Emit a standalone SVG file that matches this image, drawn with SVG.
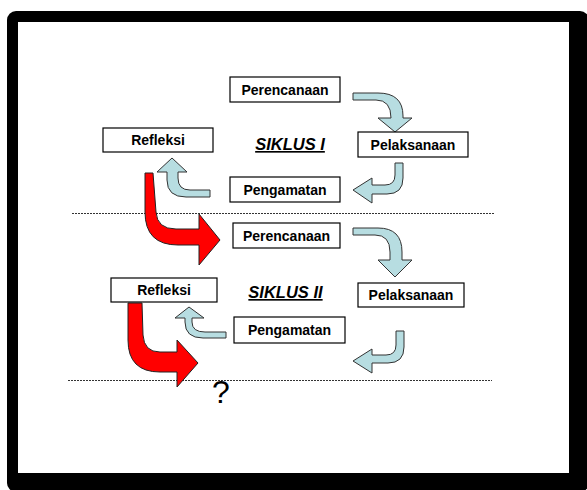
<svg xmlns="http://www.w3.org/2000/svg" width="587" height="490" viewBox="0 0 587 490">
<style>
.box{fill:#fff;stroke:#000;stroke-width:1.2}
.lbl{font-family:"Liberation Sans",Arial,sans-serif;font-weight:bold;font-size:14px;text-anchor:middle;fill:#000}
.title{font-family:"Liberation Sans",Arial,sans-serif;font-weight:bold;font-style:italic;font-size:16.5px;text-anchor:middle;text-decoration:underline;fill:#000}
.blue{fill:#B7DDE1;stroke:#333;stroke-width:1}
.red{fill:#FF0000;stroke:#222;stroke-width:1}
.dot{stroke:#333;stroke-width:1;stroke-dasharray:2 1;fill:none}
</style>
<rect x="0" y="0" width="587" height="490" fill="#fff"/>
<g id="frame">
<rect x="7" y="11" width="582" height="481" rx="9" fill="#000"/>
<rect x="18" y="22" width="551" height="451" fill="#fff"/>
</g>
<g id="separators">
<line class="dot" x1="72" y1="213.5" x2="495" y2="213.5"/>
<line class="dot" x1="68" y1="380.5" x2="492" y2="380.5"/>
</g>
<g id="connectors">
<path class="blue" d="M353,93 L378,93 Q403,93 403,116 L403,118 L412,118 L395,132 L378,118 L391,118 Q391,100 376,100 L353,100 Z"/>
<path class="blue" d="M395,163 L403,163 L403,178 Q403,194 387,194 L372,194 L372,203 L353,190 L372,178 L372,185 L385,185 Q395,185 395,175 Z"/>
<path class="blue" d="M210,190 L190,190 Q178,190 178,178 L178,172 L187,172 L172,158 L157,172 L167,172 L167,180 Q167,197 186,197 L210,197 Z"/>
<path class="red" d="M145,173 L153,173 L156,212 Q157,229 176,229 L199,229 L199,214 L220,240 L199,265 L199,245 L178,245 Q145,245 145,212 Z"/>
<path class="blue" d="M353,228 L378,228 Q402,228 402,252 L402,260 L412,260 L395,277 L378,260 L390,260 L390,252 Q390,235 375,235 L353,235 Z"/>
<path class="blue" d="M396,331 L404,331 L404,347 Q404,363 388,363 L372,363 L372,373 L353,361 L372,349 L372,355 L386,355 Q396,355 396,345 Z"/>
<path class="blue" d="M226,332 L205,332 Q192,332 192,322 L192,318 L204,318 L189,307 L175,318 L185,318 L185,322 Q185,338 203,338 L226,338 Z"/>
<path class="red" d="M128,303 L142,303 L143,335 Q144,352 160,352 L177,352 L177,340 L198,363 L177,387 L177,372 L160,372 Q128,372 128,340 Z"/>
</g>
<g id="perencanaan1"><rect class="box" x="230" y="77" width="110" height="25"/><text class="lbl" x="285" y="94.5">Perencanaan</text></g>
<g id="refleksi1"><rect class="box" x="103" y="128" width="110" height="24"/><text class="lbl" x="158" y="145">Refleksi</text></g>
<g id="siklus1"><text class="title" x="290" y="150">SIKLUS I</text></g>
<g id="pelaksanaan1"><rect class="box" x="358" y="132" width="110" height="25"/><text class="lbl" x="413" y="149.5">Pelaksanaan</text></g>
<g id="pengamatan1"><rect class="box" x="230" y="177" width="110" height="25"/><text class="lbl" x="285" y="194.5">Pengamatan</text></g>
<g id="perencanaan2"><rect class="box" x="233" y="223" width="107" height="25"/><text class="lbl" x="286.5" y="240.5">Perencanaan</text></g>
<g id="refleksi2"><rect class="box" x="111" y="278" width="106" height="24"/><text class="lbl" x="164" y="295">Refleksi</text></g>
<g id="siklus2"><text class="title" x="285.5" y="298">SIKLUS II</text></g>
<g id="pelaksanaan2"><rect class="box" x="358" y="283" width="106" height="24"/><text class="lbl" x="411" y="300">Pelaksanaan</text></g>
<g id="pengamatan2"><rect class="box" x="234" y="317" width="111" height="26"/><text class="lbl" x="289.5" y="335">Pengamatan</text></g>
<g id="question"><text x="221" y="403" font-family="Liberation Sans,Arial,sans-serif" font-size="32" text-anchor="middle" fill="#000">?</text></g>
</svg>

____________________

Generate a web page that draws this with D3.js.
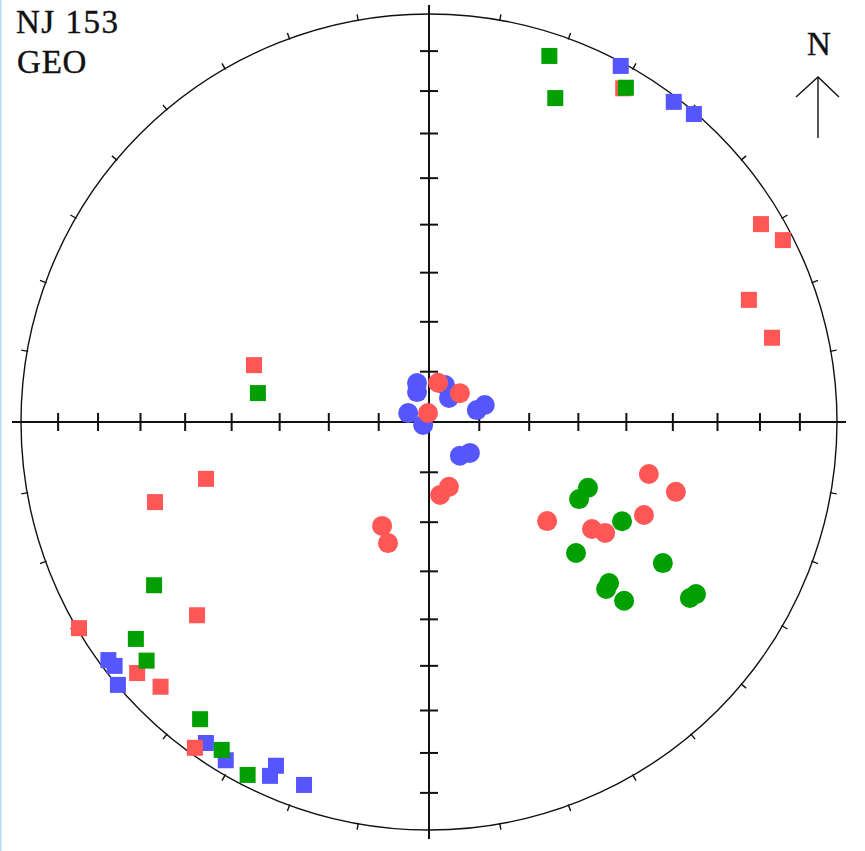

____________________

### TASK
Check each line of the data above for the word "with" and say how many lines contain it, giving nothing besides the number.

### THE REPLY
2